Phase 5 began in 1940, when the major colonial powers faced a two-pronged mili­tary assault. One part was directed at the metropoles themselves, the other against their colonies in Southeast Asia and Oceania.

Attacks on the European front were mounted by Germany, whose overseas empire had been dismantled following defeat of the Second Reich in 1918. The assault in Asia and Oceania was led by Japan, whose overseas empire had steadily grown since the 1890s. In the wake of conquests on the Asian mainland in areas not formally controlled by Europeans (Manchuria, 1931, and China, beginning in 1937), Japan’s military leadership increasingly focused on South­east Asia, where European powers and the United States were entrenched. The region’s major exports—petroleum, rubber, tin, and rice—were assets Japan’s rulers reckoned were essential to their country’s rise to great-power status.

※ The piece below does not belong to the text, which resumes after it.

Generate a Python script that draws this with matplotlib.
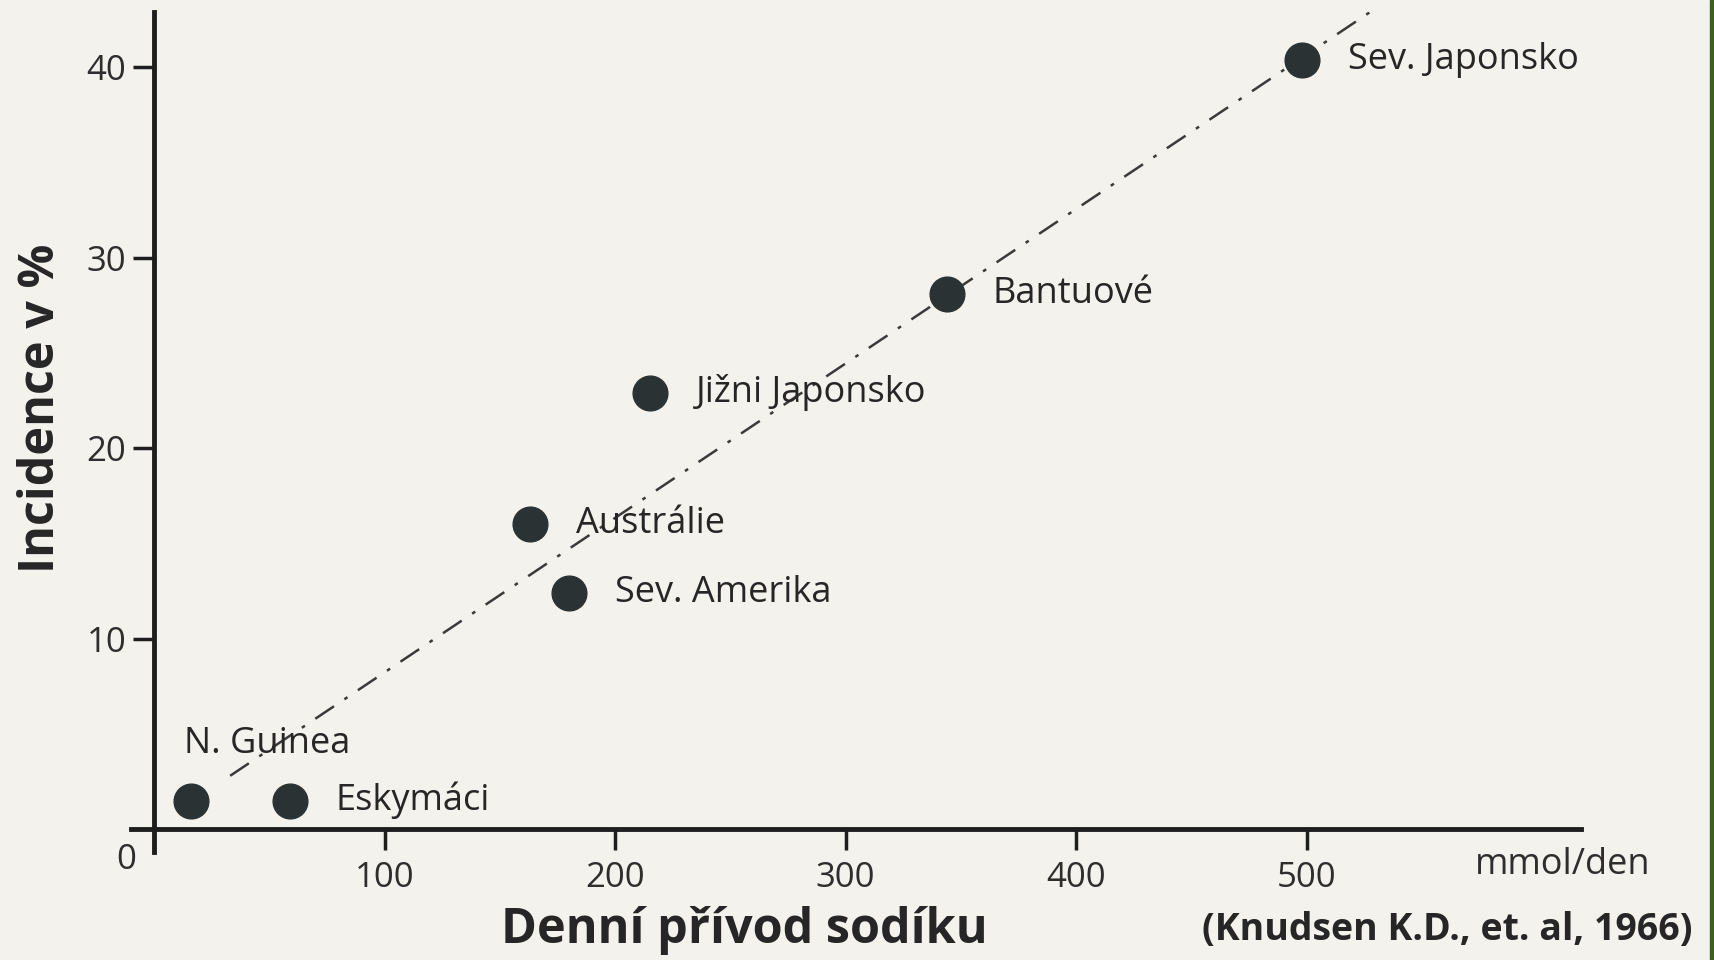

The double assault on the colonial status quo was dramatized when France fell to the Germans in June 1940 and Japanese troops entered Indochina three months later, under terms approved by the collaborationist Vichy regime. Indochina was nominally ruled by French administrators until the Japanese formally took control in March 1945. But it was dear to everyone from late 1940 onward who was in charge. Holland was likewise subjected to two-pronged attack. It fell to the Germans in mid-1940, and by early 1942 the Dutch East Indies were conquered by Japanese troops. The British, their homeland under German siege by air and sea, could do little to stop Japanese forces from landing in Malaya (December 1941), capturing the strategically vital naval base and port of Singapore (February 1942), and overrunning Burma the following month. Japan took the Philippines following its attack on Pearl Harbor as well as Allied island possessions dispersed throughout Melanesia and Micronesia.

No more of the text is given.